By Charles Sercombe
According to Gov. Rick Snyder, he’s got big plans for schools in trouble.
He held a press conference this week to announce an ambitious goal to start with Detroit’s worst schools and said that by 2013, the worst academically performing schools – the bottom 5 percent – in the state would be next.
The schools will be managed under a program called the Education Achievement Authority.
So … does any of this have any impact on Hamtramck Public Schools?
From what Superintendent Tom Niczay can tell, not likely. First of all, none of Hamtramck’s Public Schools are in the bottom 5 percent.
(It was not known at press time if any of the city’s charter schools fall into that category.)
As for the other aspects of Snyder’s plan, Niczay simply had this to say: “There are a lot of unknowns.”
And he’s not the first person to point out – or at least insinuate – Snyder’s plan for Detroit and other schools is vague at best.
One editorial writer at Mlive.com – an online news outlet — compared Snyder’s plan to nothing more than rearranging the deck chairs on the Titanic.
Teachers throughout the state have chimed in saying that the core issue is to first deal poverty many students live with, such as broken homes.
Teachers say: How can you expect to raise the grades and test scores of kids who live with no heat, little food, and possibly a very violent homelife?

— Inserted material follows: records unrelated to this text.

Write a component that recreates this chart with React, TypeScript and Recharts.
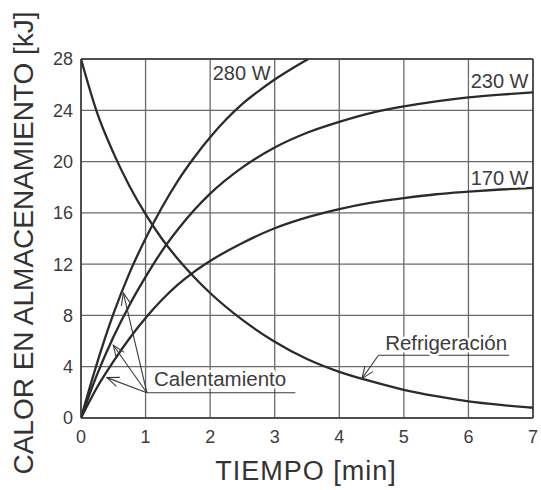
import React from 'react';
import { LineChart, Line, XAxis, YAxis, CartesianGrid, ReferenceLine, ReferenceDot, Label } from 'recharts';

// ---- data (time in min, heat in kJ) ----
const TIME_280 = [0, 0.25, 0.5, 0.75, 1, 1.25, 1.5, 1.75, 2, 2.25, 2.5, 2.75, 3, 3.25, 3.52];
const HEAT_280 = [0, 4.3, 8.1, 11.3, 14.0, 16.4, 18.5, 20.3, 21.9, 23.3, 24.5, 25.5, 26.4, 27.2, 28.0];
const TIME_FULL = [0, 0.25, 0.5, 0.75, 1, 1.25, 1.5, 1.75, 2, 2.5, 3, 3.5, 4, 4.5, 5, 5.5, 6, 6.5, 7];
const HEAT_230 = [0, 3.4, 6.3, 8.8, 11.0, 13.0, 14.7, 16.2, 17.5, 19.55, 21.1, 22.25, 23.1, 23.8, 24.3, 24.7, 25.0, 25.22, 25.4];
const HEAT_170 = [0, 2.4, 4.4, 6.2, 7.8, 9.2, 10.4, 11.4, 12.25, 13.65, 14.8, 15.65, 16.3, 16.8, 17.15, 17.45, 17.65, 17.82, 17.95];
const COOLING = [28, 23.8, 20.7, 18.1, 15.9, 14.0, 12.4, 11.0, 9.75, 7.65, 5.95, 4.6, 3.6, 2.85, 2.2, 1.7, 1.3, 1.02, 0.8];

const X_TICKS = [0, 1, 2, 3, 4, 5, 6, 7];
const Y_TICKS = [0, 4, 8, 12, 16, 20, 24, 28];

const SERIES_LABELS = [
  { text: '280 W', t: 2.04, q: 26.34, anchor: 'start' },
  { text: '230 W', t: 6.93, q: 25.77, anchor: 'end' },
  { text: '170 W', t: 6.93, q: 18.2, anchor: 'end' },
];

const NOTE_LABELS = [
  { text: 'Refrigeración', t: 4.71, q: 5.28 },
  { text: 'Calentamiento', t: 1.13, q: 2.52 },
];

// leader lines: [tail, tip]
const ARROWS = [
  [{ x: 1.02, y: 1.97 }, { x: 0.655, y: 9.75 }],
  [{ x: 1.02, y: 1.97 }, { x: 0.5, y: 5.67 }],
  [{ x: 1.02, y: 1.97 }, { x: 0.4, y: 3.15 }],
  [{ x: 4.607, y: 4.89 }, { x: 4.35, y: 3.07 }],
];
const UNDERLINES = [
  [{ x: 1.02, y: 1.97 }, { x: 3.32, y: 1.97 }],
  [{ x: 4.607, y: 4.89 }, { x: 6.63, y: 4.89 }],
];

const build = (ts: number[], qs: number[]) => ts.map((t, i) => ({ t, q: qs[i] }));
const data280 = build(TIME_280, HEAT_280);
const data230 = build(TIME_FULL, HEAT_230);
const data170 = build(TIME_FULL, HEAT_170);
const dataCool = build(TIME_FULL, COOLING);

const FONT = '"Liberation Sans", Arial, sans-serif';
const TEXT_COLOR = '#3c3c3c';
const CURVE = '#2b2b2b';

const arrowShape = (props: any) => {
  const { x1, y1, x2, y2 } = props;
  const ang = Math.atan2(y1 - y2, x1 - x2);
  const L = 13;
  const a = 0.38;
  const bx1 = x2 + L * Math.cos(ang + a);
  const by1 = y2 + L * Math.sin(ang + a);
  const bx2 = x2 + L * Math.cos(ang - a);
  const by2 = y2 + L * Math.sin(ang - a);
  return (
    <g>
      <line x1={x1} y1={y1} x2={x2} y2={y2} stroke="#3a3a3a" strokeWidth={1.1} />
      <polyline points={`${bx1},${by1} ${x2},${y2} ${bx2},${by2}`} fill="none" stroke="#3a3a3a" strokeWidth={1.1} />
    </g>
  );
};

const textShape = (text: string, anchor: string, size: number) => (props: any) => (
  <text
    x={props.cx}
    y={props.cy}
    textAnchor={anchor}
    fontFamily={FONT}
    fontSize={size}
    fill={TEXT_COLOR}
    stroke="#ffffff"
    strokeWidth={5}
    paintOrder="stroke"
  >
    {text}
  </text>
);

export default function App() {
  return (
    <div style={{ position: 'absolute', left: 0, top: 0 }}>
      <LineChart width={541} height={490} margin={{ top: 59, right: 8, bottom: 0, left: 0 }}>
        <CartesianGrid stroke="#6a6a6a" strokeWidth={1.3} />
        <XAxis
          type="number"
          dataKey="t"
          domain={[0, 7]}
          ticks={X_TICKS}
          height={72}
          allowDataOverflow
          tickLine={false}
          tickSize={6}
          tickMargin={6}
          axisLine={{ stroke: '#3a3a3a', strokeWidth: 1.6 }}
          tick={{ fontFamily: FONT, fontSize: 18, fill: TEXT_COLOR }}
        >
          <Label
            content={() => (
              <text x={306} y={480} textAnchor="middle" fontFamily={FONT} fontSize={27} letterSpacing={1} fill="#333">
                TIEMPO [min]
              </text>
            )}
          />
        </XAxis>
        <YAxis
          type="number"
          domain={[0, 28]}
          ticks={Y_TICKS}
          width={81}
          allowDataOverflow
          tickLine={false}
          axisLine={{ stroke: '#3a3a3a', strokeWidth: 1.6 }}
          tick={{ fontFamily: FONT, fontSize: 18, fill: TEXT_COLOR }}
        >
          <Label
            content={() => (
              <text
                x={33}
                y={243}
                transform="rotate(-90 33 243)"
                textAnchor="middle"
                fontFamily={FONT}
                fontSize={28}
                fill="#333"
              >
                CALOR EN ALMACENAMIENTO [kJ]
              </text>
            )}
          />
        </YAxis>
        <ReferenceLine x={7} stroke="#3a3a3a" strokeWidth={1.5} />
        <ReferenceLine y={28} stroke="#3a3a3a" strokeWidth={1.5} />

        <Line data={dataCool} dataKey="q" type="monotone" stroke={CURVE} strokeWidth={2.3} dot={false} isAnimationActive={false} />
        <Line data={data280} dataKey="q" type="monotone" stroke={CURVE} strokeWidth={2.3} dot={false} isAnimationActive={false} />
        <Line data={data230} dataKey="q" type="monotone" stroke={CURVE} strokeWidth={2.3} dot={false} isAnimationActive={false} />
        <Line data={data170} dataKey="q" type="monotone" stroke={CURVE} strokeWidth={2.3} dot={false} isAnimationActive={false} />

        {UNDERLINES.map((seg, i) => (
          <ReferenceLine key={`u${i}`} segment={seg} stroke="#3a3a3a" strokeWidth={1.1} />
        ))}
        {ARROWS.map((seg, i) => (
          <ReferenceLine key={`a${i}`} segment={seg} shape={arrowShape} />
        ))}
        {SERIES_LABELS.map((l) => (
          <ReferenceDot key={l.text} x={l.t} y={l.q} r={0} shape={textShape(l.text, l.anchor, 20)} />
        ))}
        {NOTE_LABELS.map((l) => (
          <ReferenceDot key={l.text} x={l.t} y={l.q} r={0} shape={textShape(l.text, 'start', 20.5)} />
        ))}
      </LineChart>
    </div>
  );
}
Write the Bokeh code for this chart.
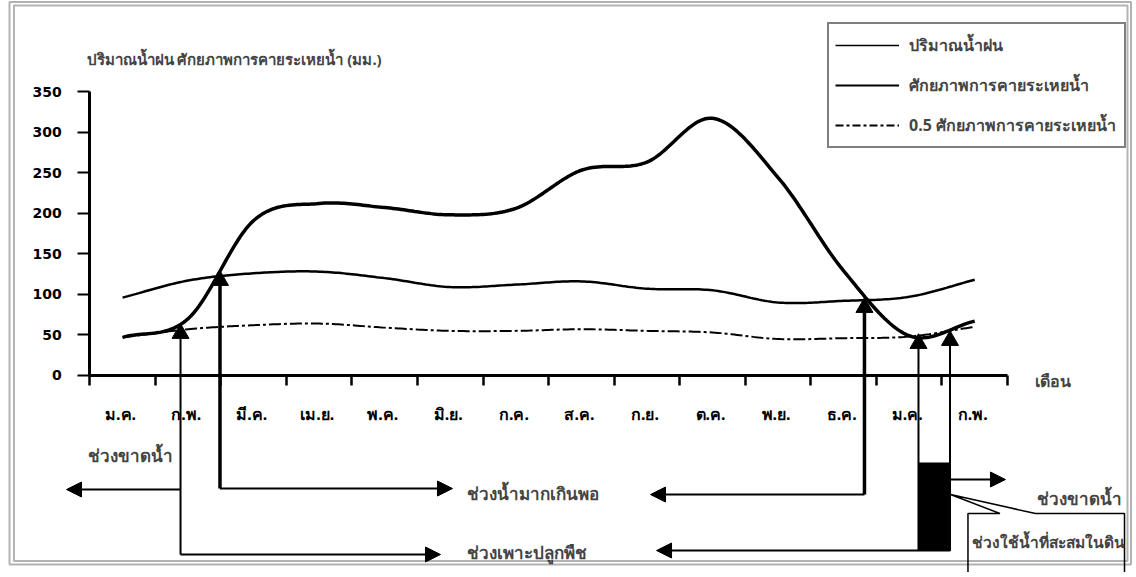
import numpy as np
from bokeh.plotting import figure
from bokeh.models import (Range1d, LinearAxis, FixedTicker, Arrow, NormalHead,
                          BoxAnnotation, Legend, LegendItem, Label)
from bokeh.embed import file_html
from bokeh.resources import INLINE

# ---------------- data ----------------
months = ["ม.ค.", "ก.พ.", "มี.ค.", "เม.ย.", "พ.ค.", "มิ.ย.", "ก.ค.",
          "ส.ค.", "ก.ย.", "ต.ค.", "พ.ย.", "ธ.ค.", "ม.ค.", "ก.พ."]
rainfall = [47, 70, 191, 212, 207, 198, 206, 253, 263, 317, 244, 129, 49, 67]
et = [96, 117, 126, 128, 120, 109, 112, 116, 107, 105, 90, 92, 97, 118]
half_et = [47, 57, 62, 64, 59, 55, 55, 57, 55, 53, 45, 46, 48, 60]
y_ticks = [0, 50, 100, 150, 200, 250, 300, 350]

series_labels = ["ปริมาณน้ำฝน", "ศักยภาพการคายระเหยน้ำ", "0.5 ศักยภาพการคายระเหยน้ำ"]
y_title = "ปริมาณน้ำฝน ศักยภาพการคายระเหยน้ำ (มม.)"
x_title = "เดือน"

# crossing points (month units, mm)
cross_x = [1.384, 1.986, 11.818, 12.642, 13.123]
cross_y = [51.8, 117.1, 83.8, 39.4, 43.1]

# diagram below the axis (month units, mm-scale units)
drop_bottom = [-220.6, -139.3, -146.7, -108.5, -108.5]
drop_width = [2, 3.5, 3.5, 2, 2]
arrows = [  # x_start, y_start, x_end, y_end
    (1.384, -220.6, 5.350, -220.6),
    (1.384, -140.5, -0.355, -140.5),
    (1.986, -139.3, 5.533, -139.3),
    (11.818, -146.7, 8.554, -146.7),
    (12.642, -215.7, 8.646, -215.7),
    (13.123, -128.2, 13.969, -128.2),
]
store_box = dict(left=12.642, right=13.123, top=-108.5, bottom=-215.7)
callout_x = [13.397, 13.885, 13.131, 14.427, 15.785, 15.785, 13.397]
callout_y = [-170.1, -170.1, -146.7, -170.1, -170.1, -252.6, -252.6]
notes = [  # text, x(left), y(middle), size
    ("ช่วงขาดน้ำ", -0.02, -98.6, "17px"),
    ("ช่วงน้ำมากเกินพอ", 5.762, -145.4, "17px"),
    ("ช่วงเพาะปลูกพืช", 5.762, -218.1, "17px"),
    ("ช่วงขาดน้ำ", 14.443, -151.6, "17px"),
    ("ช่วงใช้น้ำที่สะสมในดิน", 13.46, -204.6, "15.5px"),
]

THAI = "Noto Sans"
NUM = "DejaVu Sans"


def smooth(xs, ys, n=24):
    xs = np.asarray(xs, float)
    ys = np.asarray(ys, float)
    m = len(xs)
    t = np.zeros(m)
    t[1:-1] = (ys[2:] - ys[:-2]) / (xs[2:] - xs[:-2])
    t[0] = (ys[1] - ys[0]) / (xs[1] - xs[0])
    t[-1] = (ys[-1] - ys[-2]) / (xs[-1] - xs[-2])
    ox, oy = [], []
    for i in range(m - 1):
        h = xs[i + 1] - xs[i]
        s = np.linspace(0, 1, n, endpoint=(i == m - 2))
        h00 = 2 * s**3 - 3 * s**2 + 1
        h10 = s**3 - 2 * s**2 + s
        h01 = -2 * s**3 + 3 * s**2
        h11 = s**3 - s**2
        ox.extend(xs[i] + s * h)
        oy.extend(h00 * ys[i] + h10 * h * t[i] + h01 * ys[i + 1] + h11 * h * t[i + 1])
    return ox, oy


month_x = [i + 0.5 for i in range(len(months))]
label_x = [i + 0.47 for i in range(len(months))]

W, H = 1132, 572
p = figure(width=W, height=H, x_range=Range1d(-1.3623, 15.907),
           y_range=Range1d(-242.79, 462.16), output_backend="svg",
           toolbar_location=None, min_border=0, x_axis_type=None, y_axis_type=None)
p.outline_line_color = None
p.background_fill_color = "white"

for (l, t, r, b, w) in [(9, 8, W - 1.5, H - 1.5, 2), (13.5, 11.5, W - 5, H - 5, 2)]:
    p.add_layout(BoxAnnotation(left=l, right=r, top=t, bottom=b,
                               left_units="screen", right_units="screen",
                               top_units="screen", bottom_units="screen",
                               fill_color=None, line_color="black", line_width=w))

# axes
xaxis = LinearAxis(fixed_location=0, bounds=(0, len(months)),
                   ticker=FixedTicker(ticks=list(range(len(months) + 1))),
                   axis_line_width=3, major_tick_line_width=2.5,
                   major_tick_out=10, major_tick_in=0,
                   minor_tick_line_color=None, major_label_text_color=None)
p.add_layout(xaxis, "below")
xlab = LinearAxis(fixed_location=0, ticker=FixedTicker(ticks=label_x),
                  major_label_overrides={x: m for x, m in zip(label_x, months)},
                  axis_line_color=None, major_tick_line_color=None,
                  minor_tick_line_color=None, major_tick_out=0, major_tick_in=0,
                  major_label_standoff=28, major_label_text_font=THAI,
                  major_label_text_font_style="bold",
                  major_label_text_font_size="16px", major_label_text_color="black")
p.add_layout(xlab, "below")
yaxis = LinearAxis(fixed_location=0, bounds=(0, 350), ticker=FixedTicker(ticks=y_ticks),
                   axis_line_width=3, major_tick_line_width=2,
                   major_tick_out=12, major_tick_in=0, minor_tick_line_color=None,
                   major_label_standoff=16, major_label_text_font=NUM,
                   major_label_text_font_style="bold",
                   major_label_text_font_size="14px", major_label_text_color="black")
p.add_layout(yaxis, "left")

# series
rx, ry = smooth(month_x, rainfall)
ex, ey = smooth(month_x, et)
hx, hy = smooth(month_x, half_et)
p.line(rx, ry, line_width=3.5, line_color="black")
p.line(ex, ey, line_width=2.5, line_color="black")
p.line(hx, hy, line_width=2, line_color="black", line_dash="12 3 3 3")

# legend samples (thinner lines as in the original legend)
g1 = p.line(month_x[:1], rainfall[:1], line_width=1.5, line_color="black")
g2 = p.line(month_x[:1], et[:1], line_width=2, line_color="black")
g3 = p.line(month_x[:1], half_et[:1], line_width=2, line_color="black", line_dash="8 3 3 3")

# crossing markers and drop lines
for x0, y0, y1, w in zip(cross_x, cross_y, drop_bottom, drop_width):
    p.segment(x0=[x0], y0=[y0], x1=[x0], y1=[y1], line_color="black", line_width=w)
p.scatter(cross_x, cross_y, marker="triangle", size=17, color="black")

p.quad(left=[store_box["left"]], right=[store_box["right"]],
       top=[store_box["top"]], bottom=[store_box["bottom"]],
       fill_color="black", line_color="black", line_width=2)

for xs, ys, xe, ye in arrows:
    p.add_layout(Arrow(x_start=xs, y_start=ys, x_end=xe, y_end=ye, line_width=2,
                       end=NormalHead(size=15, fill_color="black", line_color="black")))

p.patch(callout_x, callout_y, fill_color="white", line_color="black", line_width=1.5)

for txt, x, y, fs in notes:
    p.add_layout(Label(x=x, y=y, text=txt, text_font=THAI, text_font_style="bold",
                       text_font_size=fs, text_baseline="middle", text_align="left"))

p.add_layout(Label(x=-0.05, y=390.0, text=y_title, text_font=THAI,
                   text_font_style="bold", text_font_size="15px",
                   text_baseline="middle", text_align="left"))
p.add_layout(Label(x=14.427, y=-6.2, text=x_title, text_font=THAI,
                   text_font_style="bold", text_font_size="16px",
                   text_baseline="middle", text_align="left"))

legend = Legend(items=[LegendItem(label=series_labels[0], renderers=[g1]),
                       LegendItem(label=series_labels[1], renderers=[g2]),
                       LegendItem(label=series_labels[2], renderers=[g3])],
                location=(827, 424), margin=0, padding=6, spacing=10,
                glyph_width=64, glyph_height=30, label_height=30, label_width=209,
                label_standoff=10, label_text_font=THAI, label_text_font_style="bold",
                label_text_font_size="16px", border_line_color="black",
                border_line_width=2, background_fill_color="white",
                background_fill_alpha=1)
p.add_layout(legend)

open("out.html", "w").write(file_html(p, INLINE))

But one thing Niczay wishes he could get was some relief on the district’s budget deficit. Detroit was given permission to issue bonds to pay off its massive $300 million deficit.
Hamtramck schools are facing a $6 million deficit, thanks in no small part to cuts made in financial aid from the state.
Perhaps the bigger question is, have Snyder’s cuts in financial aid set up school districts for failure?